O książce Dziedzictwo Krwi słyszałam już dawno przed premierą. Zapowiadano, że czytelnicy Sarah J. Maas będą mieli jakąś alternatywę w czasie czekania na kolejną część Dworów. Jako wielka fanka tej autorki byłam ciekawa, co Amélie Wen Zhao ma do zaoferowania w swojej historii.
Pozycja zapowiadała się naprawdę bardzo interesująco. Fantastyczny świat. Zabójcza księżniczka oraz oszust. Muszę przyznać, że potencjał naprawdę był ogromny.
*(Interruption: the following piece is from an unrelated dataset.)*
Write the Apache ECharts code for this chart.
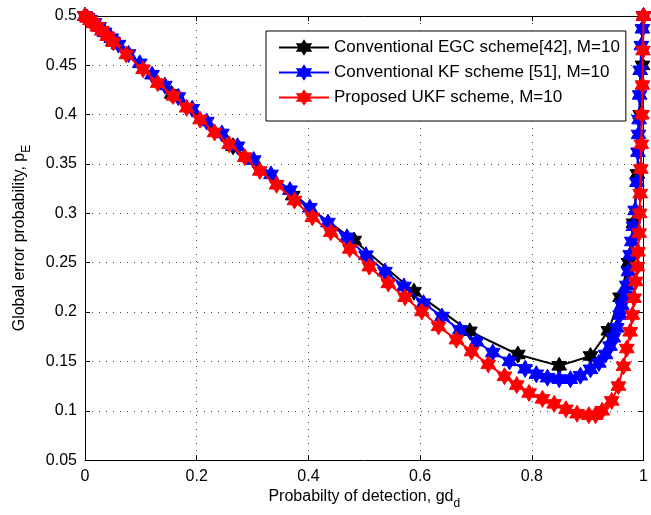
<!DOCTYPE html>
<html>
<head>
<meta charset="utf-8">
<style>
  html, body { margin: 0; padding: 0; background: #fff; }
  #chart { width: 651px; height: 515px; }
</style>
<script src="https://cdn.jsdelivr.net/npm/echarts@6/dist/echarts.min.js"></script>
</head>
<body>
<div id="chart"></div>
<script>
// series values (x = probability of detection, y = global error probability)
var egcX = [0, 0.05, 0.155, 0.265, 0.372, 0.482, 0.589, 0.689, 0.775, 0.849, 0.905, 0.937, 0.958, 0.973, 0.982, 0.989, 0.994, 0.998, 1.0]
var egcY = [0.5, 0.474, 0.421, 0.368, 0.318, 0.2725, 0.2207, 0.1805, 0.157, 0.1455, 0.1555, 0.181, 0.215, 0.25, 0.29, 0.34, 0.40, 0.45, 0.5]

var kfX = [0, 0.004, 0.01, 0.017, 0.025, 0.035, 0.047, 0.06, 0.078, 0.098, 0.12, 0.143, 0.167, 0.192, 0.218, 0.245, 0.273, 0.302, 0.333, 0.367,
  0.4025, 0.435, 0.469, 0.503, 0.537, 0.571, 0.606, 0.639, 0.671, 0.701, 0.730, 0.760, 0.788, 0.808, 0.828, 0.849, 0.869, 0.887, 0.905, 0.920,
  0.932, 0.940, 0.946, 0.952, 0.958, 0.961, 0.967, 0.970, 0.973, 0.976, 0.979, 0.982, 0.985, 0.988, 0.990, 0.991, 0.992, 0.993, 0.994, 0.996, 0.998, 1.0]
var kfY = [0.5, 0.4985, 0.496, 0.493, 0.489, 0.4835, 0.4775, 0.471, 0.4615, 0.452, 0.4405, 0.4295, 0.418, 0.406, 0.393, 0.381, 0.368, 0.354, 0.3395, 0.3235,
  0.3057, 0.2907, 0.2757, 0.2576, 0.241, 0.226, 0.209, 0.1955, 0.182, 0.170, 0.159, 0.150, 0.1425, 0.137, 0.1335, 0.132, 0.132, 0.1355, 0.142, 0.1485,
  0.157, 0.1655, 0.174, 0.184, 0.197, 0.207, 0.217, 0.227, 0.241, 0.258, 0.2715, 0.287, 0.303, 0.3315, 0.362, 0.38, 0.395, 0.42, 0.445, 0.47, 0.487, 0.5]

var ukfX = [0, 0.004, 0.009, 0.015, 0.022, 0.03, 0.04, 0.051, 0.074, 0.104, 0.130, 0.158, 0.182, 0.206, 0.232, 0.258, 0.286, 0.313, 0.343, 0.375,
  0.407, 0.440, 0.474, 0.509, 0.543, 0.573, 0.603, 0.633, 0.665, 0.692, 0.722, 0.751, 0.773, 0.795, 0.819, 0.840, 0.861, 0.881, 0.902, 0.914,
  0.926, 0.943, 0.955, 0.964, 0.970, 0.976, 0.980, 0.983, 0.986, 0.989, 0.990, 0.992, 0.993, 0.994, 0.995, 0.996, 0.997, 0.998, 0.999, 1.0]
var ukfY = [0.5, 0.498, 0.4955, 0.4925, 0.489, 0.485, 0.4795, 0.4735, 0.461, 0.446, 0.432, 0.419, 0.407, 0.395, 0.382, 0.370, 0.357, 0.343, 0.329, 0.313,
  0.296, 0.281, 0.264, 0.246, 0.229, 0.215, 0.2006, 0.1855, 0.172, 0.160, 0.147, 0.135, 0.126, 0.118, 0.112, 0.107, 0.1015, 0.097, 0.0955, 0.0955,
  0.100, 0.110, 0.125, 0.145, 0.163, 0.180, 0.197, 0.214, 0.231, 0.246, 0.261, 0.28, 0.30, 0.32, 0.345, 0.37, 0.40, 0.43, 0.465, 0.5]

var seriesNames = ['Conventional EGC scheme[42], M=10', 'Conventional KF scheme [51], M=10', 'Proposed UKF scheme, M=10']
var seriesColors = ['#000000', '#0000ff', '#ff0000']

// six pointed star like the matlab hexagram marker
var hexagram = 'path://M0,-100L28.87,-50L86.6,-50L57.7,0L86.6,50L28.87,50L0,100L-28.87,50L-86.6,50L-57.7,0L-86.6,-50L-28.87,-50Z'

function zip(xs, ys) {
  return xs.map(function(x, i) { return [x, ys[i]] })
}

var chart = echarts.init(document.getElementById('chart'), null, { renderer: 'canvas' })

var font = 'Liberation Sans, Arial, Helvetica, sans-serif'
var gridDots = { color: '#444', width: 1, type: [1, 6] }

function makeSeries(i, xs, ys) {
  return {
    name: seriesNames[i],
    type: 'line',
    z: 2 + i, // later series sit on top, like matlab's hold on
    data: zip(xs, ys),
    symbol: hexagram,
    symbolSize: 17,
    symbolKeepAspect: true,
    showSymbol: true,
    lineStyle: { color: seriesColors[i], width: 2 },
    itemStyle: { color: seriesColors[i], borderColor: seriesColors[i], borderWidth: 1 },
    emphasis: { disabled: true },
    animation: false
  }
}

chart.setOption({
  backgroundColor: '#fff',
  textStyle: { fontFamily: font },
  grid: { left: 85, right: 2, top: 16, bottom: 52, containLabel: false },
  legend: {
    orient: 'vertical',
    left: 266,
    top: 31,
    padding: [8, 6, 15, 12],
    itemGap: 8,
    itemWidth: 50,
    itemHeight: 16,
    borderColor: '#000',
    borderWidth: 1,
    backgroundColor: '#fff',
    textStyle: { fontSize: 17, color: '#000', fontFamily: font },
    data: seriesNames
  },
  xAxis: [{
    type: 'value',
    min: 0,
    max: 1,
    interval: 0.2,
    name: '{a|Probabilty of detection, gd}{b|d}',
    nameLocation: 'middle',
    nameGap: 28,
    nameTextStyle: {
      rich: {
        a: { fontSize: 16, color: '#000', fontFamily: font, verticalAlign: 'top', lineHeight: 18 },
        b: { fontSize: 12, color: '#000', fontFamily: font, verticalAlign: 'top', padding: [9, 0, 0, 0] }
      }
    },
    axisLine: { show: true, onZero: false, lineStyle: { color: '#000', width: 1 } },
    axisTick: { show: true, inside: true, length: 5, lineStyle: { color: '#000' } },
    axisLabel: { fontSize: 16, color: '#000', margin: 8, showMinLabel: true, showMaxLabel: true, hideOverlap: false },
    splitLine: { show: true, lineStyle: gridDots }
  }, {
    type: 'value',
    position: 'top',
    min: 0,
    max: 1,
    interval: 0.2,
    axisLine: { show: true, onZero: false, lineStyle: { color: '#000', width: 1 } },
    axisTick: { show: true, inside: true, length: 5, lineStyle: { color: '#000' } },
    axisLabel: { show: false },
    splitLine: { show: false }
  }],
  yAxis: [{
    type: 'value',
    min: 0.05,
    max: 0.5,
    interval: 0.05,
    name: '{a|Global error probability, p}{b|E}',
    nameLocation: 'middle',
    nameGap: 52,
    nameTextStyle: {
      rich: {
        a: { fontSize: 16, color: '#000', fontFamily: font, verticalAlign: 'top', lineHeight: 18 },
        b: { fontSize: 12, color: '#000', fontFamily: font, verticalAlign: 'top', padding: [9, 0, 0, 0] }
      }
    },
    axisLine: { show: true, onZero: false, lineStyle: { color: '#000', width: 1 } },
    axisTick: { show: true, inside: true, length: 5, lineStyle: { color: '#000' } },
    axisLabel: {
      fontSize: 16, color: '#000', margin: 8, showMinLabel: true, showMaxLabel: true, hideOverlap: false,
      formatter: function(v) { return String(Math.round(v * 100) / 100) }
    },
    splitLine: { show: true, lineStyle: gridDots }
  }, {
    type: 'value',
    position: 'right',
    min: 0.05,
    max: 0.5,
    interval: 0.05,
    axisLine: { show: true, onZero: false, lineStyle: { color: '#000', width: 1 } },
    axisTick: { show: true, inside: true, length: 5, lineStyle: { color: '#000' } },
    axisLabel: { show: false },
    splitLine: { show: false }
  }],
  series: [
    makeSeries(0, egcX, egcY),
    makeSeries(1, kfX, kfY),
    makeSeries(2, ukfX, ukfY)
  ]
})
</script>
</body>
</html>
Cała historia bardzo mnie wciągnęła i chciałam poznać dalsze losy Any. Dodatkowo jej relacja z Ramsonem Złotoustym szła w bardzo ciekawym kierunku i nawet miałam pewną teorię, która mogłaby się sprawdzić.
Pomimo tych wszystkich atutów muszę przyznać, że książkę czytało się ciężko. Nie podszedł mi styl pisania autorki i nie wciągnęłam się w jej opowieść. Zazwyczaj do tego wystarczyło ciekawe rozbudowanie historii i płynęło się przez kartki. Zrozumiałam, że jednak to nie wszystko. Myślę, że gdyby Amélie napisała to w inny sposób, powieść mogłaby się znaleźć wysoko w moim rankingu.
Oprócz naprawdę intrygującej fabuły, na wielki plus jest także mapka na początku książki. Pozwala ona zagłębić się lepiej w ten cały świat i poczuć jego częścią.
Myślę, że ta lektura będzie wciągająca dla osób dopiero zaczynających swoją przygodę z gatunkiem fantastyki. Ja jako wierna fanka po prostu czuję niedosyt.
Co do bohaterów – uważam, że autorka miała na nich pomysł. Widać, że są dopracowani.
Historia okazała się na tyle rozbudowana i oryginalna, że powstałaby z niej fascynująca ekranizacja. Chociaż kto wie, może kiedyś jacyś producenci zabiorą się za tę produkcję.
Warto dodać, że to pierwsza część. Na stronie wydawnictwa widnieje informacja, że będzie to trylogia, dlatego nie pozostaje nic innego, jak oczekiwać kolejnych tomów Dziedzictwa Krwi.